Saudi Arabia’s King Salman appointed his 31-year-old son, Mohammed bin Salman (nicknamed “MbS”), as crown prince on Wednesday in a shuffle that propels him to being first-in-line to the throne.
The king also stripped 57-year-old Prince Mohammed bin Nayef — MbS’ cousin — of his title as crown prince and removed him from his position as the kingdom’s interior minister.
The decision was approved by 31 of the 34 members of the Allegiance Council, the group responsible for determining the future succession to the throne.

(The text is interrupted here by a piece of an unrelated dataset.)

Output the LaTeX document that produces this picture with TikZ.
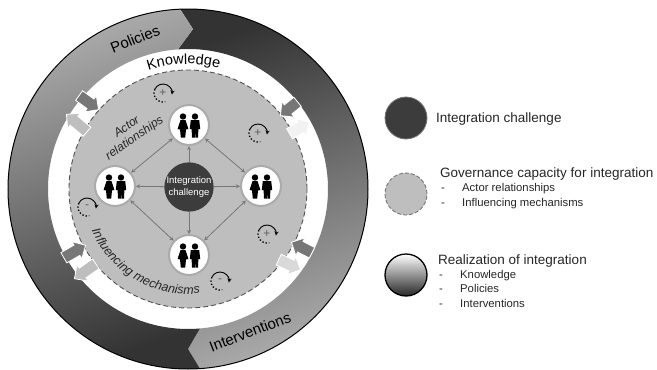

Saudi news outlets portrayed the switch as “an orderly reshuffle.“
Saudi stocks climbed, but otherwise the market reaction was muted, likely reflecting the fact that many observers had been expecting this to happen. (Although, some had noted the timing was unexpected.)
Analysts argue that the promotion of MbS, who was already the defence minister and the chair of the Council of Economic Developmental Affairs, likely ensures the continuation of the kingdom’s domestic and foreign policies. He is seen as the key architect of the Vision 2030 plan, which aims to curtail the kingdom’s “addiction” to oil (via various measures including the public listing of a part of the kingdom’s crown jewel, Saudi Aramco), the Yemen campaign, and the recent ostracizing of Qatar.
MbS “has taken an increasingly important role in foreign and domestic policy decision in Saudi Arabia in the past year and we believe his promotion to crown prince — effectively further empowering him — will result in broad policy continuity,” said analysts at BMI Research in a note to clients.
“However, while potentially economically beneficial, with bin Salman a major proponent of reforms to privatize elements of the Saudi economy and entice foreign investment into the country, the move also suggests Saudi Arabia will continue to embrace a hawkish foreign policy, further heightening tensions across the Middle East,” they added.
Notably, if Saudi Arabia continues its more hawkish foreign policy, that could mean an uptick in political risk in the region, which could then have implications for oil prices.
Prior to Wednesday’s announcement, there had been some concerns from market watchers that if Mohammed bin Nayef ascended the throne, then MbS’ reform agenda could come to a halt. That could become financially problematic for the kingdom in an era of lower-for-longer oil prices.
But, MbS’ promotion appears to have alleviated some of those concerns among investors.
“MbS’ new and stronger position removes one of the clouds hanging over the government’s reform plans,” according to Jason Tuvey, Middle East Economist at Capital Economics. “That said, Vision 2030 still faces a number of significant hurdles.”
“In particular, MbS is likely to struggle to break through vested interests within the royal family, the business elite, the civil service and the religious establishment,” he continued. “One key point worth noting from today’s decision is that not all of the 34 members on the Allegiance Council, which has the final say over the issue of succession in the Saudi royal family, voted in favour of the move.”
One other notable but largely overlooked detail from Wednesday’s announcement was that, in addition to promoting MbS, King Salman also announced that the bonuses and allowances for public sector employees that were suspended last year would be restored.
The cutbacks were originally part of MbS’ plan to revamp the kingdom’s finances amid the lower-for-longer oil environment and the on-going costly regional conflicts. However, the pain from the austerity was front-loaded, and Saudis were starting to feel it.
The reversal “is a positive for social stability, and will help ease any concerns over the elevation of Mohammed bin Salman,” said analysts at BMI Research. “Nevertheless, the move underlines the difficulties Mohammed bin Salman might yet encounter in his reform efforts, and the need to keep the population on side in the short term potentially trumping the long-term economic need to make structural changes to the economy.”